The 2000s and 2010s were not bereft of great spoofs — see Shaun of the Dead, Kung Fu Hustle, and the paradigm-shifting Walk Hard. But admit it, when you think of spoof movies from this era, you think of the hellscape of Friedberg and Seltzer. Films (can they even legally be classified as such?) like Date Movie, Epic Movie, and Disaster Movie were the epitome of lowest common denominator slop. They also, crucially, weren’t really parodies. Showing a recognisable thing, then making a statement about it before crushing said thing with a larger thing is not spoofing it. These films were just scene after scene of references and self-descriptors, and maybe a fart joke or 16. You could walk out of any of these movies and not know a dang thing about the narratives they were allegedly riffing on.

The Friedberg and Seltzer massacre of the spoof film led to some of the worst movies ever made, as well as a redefining of the very subgenre they claimed to inhabit. Mel Brooks once famously said that the best parodies were made by people who loved the thing they were mocking, and you certainly didn’t get the sense that this era of spoof was anything other than an act of contempt.

I wonder if Akiva Schaffer was thinking of that Brooks ethos when he made The Naked Gun. It’s not that Schaffer was incapable of doing a spoof. He’s one of the brains behind Popstar: Never Stop Never Stopping, a devastatingly hilarious parody of modern pop music and fame that stands tall as one of the great parody comedies of the millennium so far. But that film had relatively low stakes with its targets. Making a spoof of cops and their associated pop culture depictions in 2025? That’s a stickier issue. When The Naked Gun does showy parody moments, it’s of Liam Neeson’s action shtick and not modern cop stories. The handful of police officer gags we get feel like they’d be at home in the original movies.

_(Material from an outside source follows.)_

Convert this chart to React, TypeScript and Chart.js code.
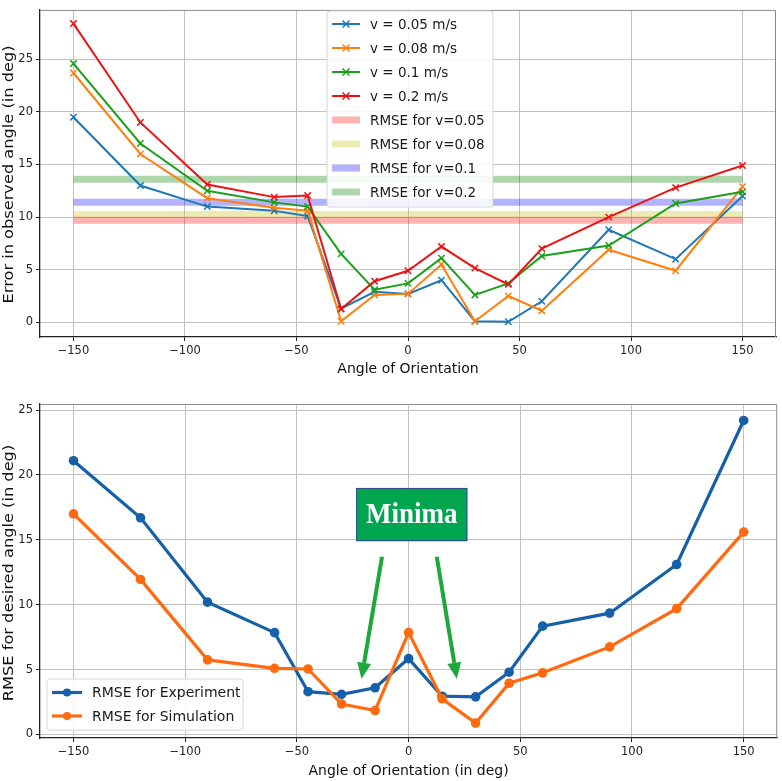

You could do a spoof of modern cop movies and TV shows, but it would have to be way darker than what The Naked Gun and its ilk represent. There are a couple of very bleak laughs in the movie about the prevalence of police brutality and how it mostly impacts non-white people, but there’s no way you could make a silly and carefree parody of this stuff in 2025. Danny McBride could make this, and so could Boots Riley, but it’d be pitch-black and unmarketable to anyone except their devotees. The tonal dissonance that would be created from back-to-back scenes of Frank Drebin doing a pratfall and then murdering a civilian in cold blood with no repercussions would leave behind a crater the size of Police Squad HQ.

This is why The Naked Gun works. It’s shaken off the weight of the subgenre and its predecessors’ own falters, and gone for machine gun-speediness and maximum efficiency of pure gag delivery. It’s uncomplicated in its desire to elicit as many laughs as possible from its audience. That’s a hell of a lot easier to do when you’re not forced to confront the realities of copaganda.